There are so many ways to crack open and compare the College Football Playoff semifinals. You’ll get all the angles in due time over the course of the next two and a half weeks.
Today, consider one of the foremost similarities between the Orange Bowl and the Cotton Bowl: the presence of revenge as a motivating factor for the lower-seeded team, even though it works in different ways for the parties involved. What’s particularly notable is that the moment being avenged by each of the lower seeds occurred in the same stadium.
*
For Michigan State, the memory of a 49-7 wipeout loss at the hands of Alabama in the 2011 Capital One Bowl won’t necessarily affect the players on the 2015 MSU roster. However, it’s certainly a moment Mark Dantonio internalized and — much more importantly — learned from.
Consider this about Saban 49, Dantonio 7: Michigan State hasn’t lost a bowl game since that ugly afternoon in Orlando. The 2011 Spartans won the Outback Bowl against Georgia; pulled off a miraculous comeback against TCU in the 2012 Buffalo Wild Wings Bowl; and have continued to find “Sparty Devil Magic” as the Kansas City Royals of college football in subsequent seasons, during regular seasons and bowl seasons alike.
Michigan State’s players won’t think about revenge heading into the Cotton Bowl. However, it’s clear that Mark Dantonio has learned from the 2011 Capital One Bowl on so many levels. This game provides a forum and opportunity in which to show that he’s learned how to beat Nick Saban. If he can complete the circle first drawn five years ago in Orlando, Dantonio will symbolically and tangibly show that his program has fully overcome “49-7.”
He’ll also have a chance to play for the national championship, marking Michigan State’s first true “national championship game” since the infamous 10-10 tie with Notre Dame in 1966.

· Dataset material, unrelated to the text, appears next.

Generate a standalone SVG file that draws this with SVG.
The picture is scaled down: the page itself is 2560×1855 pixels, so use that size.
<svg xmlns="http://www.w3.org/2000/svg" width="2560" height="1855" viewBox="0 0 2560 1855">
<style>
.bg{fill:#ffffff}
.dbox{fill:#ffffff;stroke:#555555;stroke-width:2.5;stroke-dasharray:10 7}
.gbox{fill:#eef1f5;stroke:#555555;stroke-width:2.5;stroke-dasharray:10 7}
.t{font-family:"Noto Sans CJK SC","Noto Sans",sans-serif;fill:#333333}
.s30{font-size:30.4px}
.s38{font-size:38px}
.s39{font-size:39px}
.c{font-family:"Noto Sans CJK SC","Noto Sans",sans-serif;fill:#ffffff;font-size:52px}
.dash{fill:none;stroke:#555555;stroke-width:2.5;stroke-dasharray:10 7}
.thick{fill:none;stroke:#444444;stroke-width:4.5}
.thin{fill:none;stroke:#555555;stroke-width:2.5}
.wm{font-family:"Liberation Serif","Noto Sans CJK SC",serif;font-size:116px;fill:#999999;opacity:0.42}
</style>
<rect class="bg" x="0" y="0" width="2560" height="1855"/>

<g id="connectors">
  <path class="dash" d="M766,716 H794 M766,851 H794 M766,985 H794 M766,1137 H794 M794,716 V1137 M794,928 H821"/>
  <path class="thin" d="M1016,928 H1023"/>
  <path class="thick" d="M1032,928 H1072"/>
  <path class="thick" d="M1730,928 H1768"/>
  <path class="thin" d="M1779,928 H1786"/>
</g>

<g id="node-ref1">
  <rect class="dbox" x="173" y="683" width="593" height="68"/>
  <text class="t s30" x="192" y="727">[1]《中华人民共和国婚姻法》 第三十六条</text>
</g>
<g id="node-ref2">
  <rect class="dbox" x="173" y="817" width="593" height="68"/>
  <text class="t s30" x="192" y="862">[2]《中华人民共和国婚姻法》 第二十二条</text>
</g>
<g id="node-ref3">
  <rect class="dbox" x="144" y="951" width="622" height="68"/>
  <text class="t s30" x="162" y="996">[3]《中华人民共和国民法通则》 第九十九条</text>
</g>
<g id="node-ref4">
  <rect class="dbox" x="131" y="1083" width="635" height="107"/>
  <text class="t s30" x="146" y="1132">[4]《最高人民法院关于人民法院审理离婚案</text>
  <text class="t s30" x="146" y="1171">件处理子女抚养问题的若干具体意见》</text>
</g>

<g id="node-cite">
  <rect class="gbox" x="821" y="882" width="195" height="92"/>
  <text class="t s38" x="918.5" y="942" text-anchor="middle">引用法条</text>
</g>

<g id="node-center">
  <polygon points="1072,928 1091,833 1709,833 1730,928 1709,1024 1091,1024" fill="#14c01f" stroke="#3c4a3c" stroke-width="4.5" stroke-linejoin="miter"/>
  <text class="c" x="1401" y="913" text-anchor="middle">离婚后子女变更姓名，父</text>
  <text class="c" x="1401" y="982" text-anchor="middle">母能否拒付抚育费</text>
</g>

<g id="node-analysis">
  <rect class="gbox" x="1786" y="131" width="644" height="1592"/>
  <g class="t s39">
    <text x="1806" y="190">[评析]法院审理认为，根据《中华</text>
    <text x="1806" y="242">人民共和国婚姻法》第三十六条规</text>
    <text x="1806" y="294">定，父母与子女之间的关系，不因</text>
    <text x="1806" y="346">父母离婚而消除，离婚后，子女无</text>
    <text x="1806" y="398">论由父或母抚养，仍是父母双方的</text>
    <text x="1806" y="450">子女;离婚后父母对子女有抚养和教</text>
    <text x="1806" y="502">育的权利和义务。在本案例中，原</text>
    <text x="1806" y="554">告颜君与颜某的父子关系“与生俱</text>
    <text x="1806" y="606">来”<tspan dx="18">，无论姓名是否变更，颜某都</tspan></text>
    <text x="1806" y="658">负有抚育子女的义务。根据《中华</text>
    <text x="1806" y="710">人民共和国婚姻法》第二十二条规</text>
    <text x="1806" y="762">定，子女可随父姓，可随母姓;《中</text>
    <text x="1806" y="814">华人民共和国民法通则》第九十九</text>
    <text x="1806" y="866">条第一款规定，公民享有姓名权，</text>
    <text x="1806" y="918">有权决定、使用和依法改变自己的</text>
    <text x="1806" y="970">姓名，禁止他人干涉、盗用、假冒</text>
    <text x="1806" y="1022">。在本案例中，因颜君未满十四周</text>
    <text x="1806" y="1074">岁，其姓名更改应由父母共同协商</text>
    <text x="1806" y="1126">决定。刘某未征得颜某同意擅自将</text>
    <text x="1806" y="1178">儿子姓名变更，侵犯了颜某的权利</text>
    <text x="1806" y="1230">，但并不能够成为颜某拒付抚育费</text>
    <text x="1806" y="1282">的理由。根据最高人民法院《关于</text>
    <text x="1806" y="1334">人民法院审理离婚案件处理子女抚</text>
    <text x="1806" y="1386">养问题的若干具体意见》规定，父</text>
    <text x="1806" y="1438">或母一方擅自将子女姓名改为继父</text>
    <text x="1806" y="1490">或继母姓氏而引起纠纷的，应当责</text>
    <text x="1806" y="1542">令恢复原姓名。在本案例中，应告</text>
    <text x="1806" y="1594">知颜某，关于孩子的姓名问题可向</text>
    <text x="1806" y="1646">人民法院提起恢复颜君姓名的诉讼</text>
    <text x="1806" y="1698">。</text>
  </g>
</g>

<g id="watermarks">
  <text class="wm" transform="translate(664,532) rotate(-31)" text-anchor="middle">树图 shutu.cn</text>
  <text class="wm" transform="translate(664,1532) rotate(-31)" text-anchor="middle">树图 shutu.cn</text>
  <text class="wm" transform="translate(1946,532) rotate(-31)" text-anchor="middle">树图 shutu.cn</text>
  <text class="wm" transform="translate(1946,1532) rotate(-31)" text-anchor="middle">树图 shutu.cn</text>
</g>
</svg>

Dantonio versus Saban: It’s the best coaching matchup of the bowls, but the revenge angle — with Michigan State’s current coach trying to bounce back from one of his worst losses, suffered at the hands of a former MSU coach — richly flavors that matchup to an even greater extent.
*
For Oklahoma, revenge is a lot more recent and a lot more personal as the playoff semifinals approach.
The Sooners’ coaching staff will certainly feel the need to wipe away an ugly memory — much as Mark Dantonio wants to permanently eradicate the sting of “49-7” — but Oklahoma’s players are very much involved in the effort to regain their football dignity. That dignity was lost inside the same Citrus Bowl stadium where Michigan State got pulverized by the Tide a few years earlier.

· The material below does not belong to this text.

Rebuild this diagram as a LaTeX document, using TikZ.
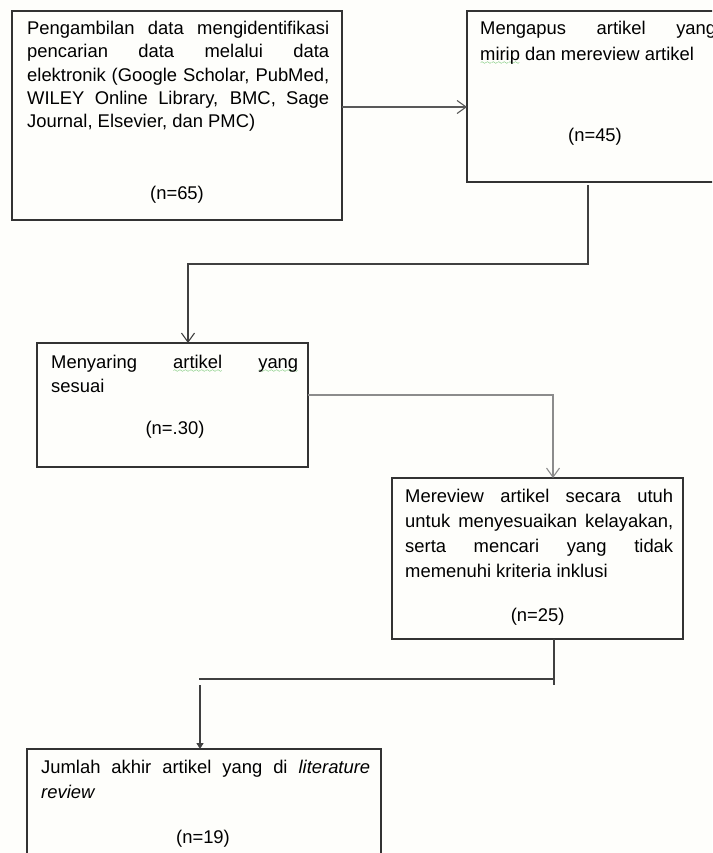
\documentclass[tikz,border=0pt]{standalone}
\usepackage{fontspec}
\setmainfont{Liberation Sans}
\usetikzlibrary{arrows.meta}
\hyphenpenalty=10000
\exhyphenpenalty=10000
\definecolor{latar}{RGB}{254,254,251}
\font\gelombang=lasy6
\newcommand\ejaan[1]{\leavevmode\setbox0\hbox{#1}\rlap{\lower4.5pt\hbox to\wd0{\color{green!60!black}\xleaders\hbox{\gelombang\char58}\hfill}}\box0\relax}

\begin{document}
\begin{tikzpicture}[x=1pt, y=-1pt,
		kotak/.style={draw=black!80, line width=1.5pt, inner sep=0pt, outer sep=0pt},
		teks/.style={anchor=base west, inner sep=0pt, align=justify, font=\fontsize{18.4}{#1}\selectfont},
		teks/.default=24,
		jumlah/.style={anchor=base, inner sep=0pt, font=\fontsize{18.4}{22}\selectfont},
		garis/.style={line width=1.3pt, color=black!75},
		panah/.style={garis, -{Straight Barb[length=9pt, width=13pt, line width=1.1pt]}}]
			%%%%% START %%%%%
			
			\path[use as bounding box, clip] (0, 0) rectangle (712, 853);
			\fill[latar] (0, 0) rectangle (712, 853);
			
			% kotak-kotak
			\node[kotak, minimum width=330, minimum height=209] (ambil) at (177, 115.5) {};
			\node[kotak, minimum width=263, minimum height=171] (hapus) at (598.5, 96.5) {};
			\node[kotak, minimum width=271, minimum height=124] (saring) at (172.5, 405) {};
			\node[kotak, minimum width=291, minimum height=161] (review) at (537.5, 558.5) {};
			\node[kotak, minimum width=354, minimum height=131] (akhir) at (204, 814.5) {};
			
			% isi
			\node[teks=23.4, text width=302] (ambil-t) at (27, 34.3) {Pengambilan data mengidentifikasi\linebreak pencarian data melalui data\linebreak elektronik (Google Scholar, PubMed,\linebreak WILEY Online Library, BMC, Sage\linebreak Journal, Elsevier, dan PMC)};
			\node[jumlah] (ambil-n) at (177, 199) {(n=65)};
			
			\node[teks=26, text width=236] (hapus-t) at (480, 34.3) {Mengapus artikel yang\linebreak \ejaan{mirip} dan mereview artikel};
			\node[jumlah] (hapus-n) at (595, 141.7) {(n=45)};
			
			\node[teks, text width=247] (saring-t) at (51, 368) {Menyaring \ejaan{artikel} \ejaan{yang}\linebreak sesuai};
			\node[jumlah] (saring-n) at (175, 434) {(n=.30)};
			
			\node[teks=25, text width=268] (review-t) at (405, 502.7) {Mereview artikel secara utuh\linebreak untuk menyesuaikan kelayakan,\linebreak serta mencari yang tidak\linebreak memenuhi kriteria inklusi};
			\node[jumlah] (review-n) at (537.7, 621.7) {(n=25)};
			
			\node[teks=25, text width=329] (akhir-t) at (41, 773.3) {Jumlah akhir artikel yang di \textit{literature}\linebreak \textit{review}};
			\node[jumlah] (akhir-n) at (203, 843) {(n=19)};
			
			% panah
			\coordinate (a1) at (0, 107);
			\draw[panah, color=black!65] (ambil.east |- a1) -- (hapus.west |- a1);
			
			\coordinate (b1) at (588, 264);
			\coordinate (b2) at (188, 264);
			\draw[panah, shorten <=3pt] (hapus.south -| b1) -- (b1) -- (b2) -- (saring.north -| b2);
			
			\coordinate (c1) at (553, 395);
			\draw[panah, line width=2.3pt, color=black!45] (saring.east |- c1) -- (c1) -- (review.north -| c1);
			
			\coordinate (d1) at (554, 685);
			\coordinate (d2) at (199, 679);
			\coordinate (d3) at (200, 685);
			\draw[garis] (review.south -| d1) -- (d1);
			\draw[garis] (d2) -- (d2 -| d1);
			\draw[garis, -{Triangle[length=6pt, width=7pt]}] (d3) -- (akhir.north -| d3);
			
			%%%%% END %%%%%
\end{tikzpicture}
\end{document}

(No smart alecks here: Sure, the Citrus Bowl was in fact renovated, so it wasn’t the exact same physical structure, but it wasn’t torn down. The playing surface was changed, but the site and stadium remain essentially the same. Back to our regularly scheduled program.)
Whereas Michigan State doesn’t have players who were around on January 1, 2011, the current Oklahoma roster has plenty of players who personally participated in — and felt the full weight of — a 40-6 loss to Clemson in the Russell Athletic Bowl on December 29, 2014.
What makes OU’s burning desire for revenge that much more acute — and what makes this upcoming Orange Bowl so fresh — is that Deshaun Watson did not play in the Russell Athletic Bowl. Clemson dominated the Sooners with Cole Stoudt at quarterback — the gulf in performance, preparation, energy, wakefulness, and every other fundamental virtue of competition was as wide as the Grand Canyon.
Clemson and Dabo Swinney could not have impressed neutral observers any more, on a night when their star quarterback was hurt. Oklahoma could not have embarrassed itself to any greater extent, precisely because its opponent lacked its best offensive player.
That game marked the culmination of yet another season in which Oklahoma lacked a nasty and imposing presence on its defensive line. The idea that the Sooners had become both soft and stale was cemented — at least in the present moment — by “40-6,” OU’s equivalent to “49-7” for Mark Dantonio in East Lansing.
Oklahoma has refuted its recent history and halted that narrative of timidity and lifelessness with this spectacular post-Texas resurgence in 2015. Beating Clemson, and silencing the ghosts of “40-6”, would offer the truest and most complete affirmation of the idea that Oklahoma football is back where it ought to be.
*
Mark Dantonio’s desire to flip the script.
Oklahoma’s attempt to erase a very painful memory.
Both revenge attempts flow from a blowout loss inside the Citrus Bowl stadium.
We’ll see which team — if any — is able to correct the course of history in the semifinals of the College Football Playoff.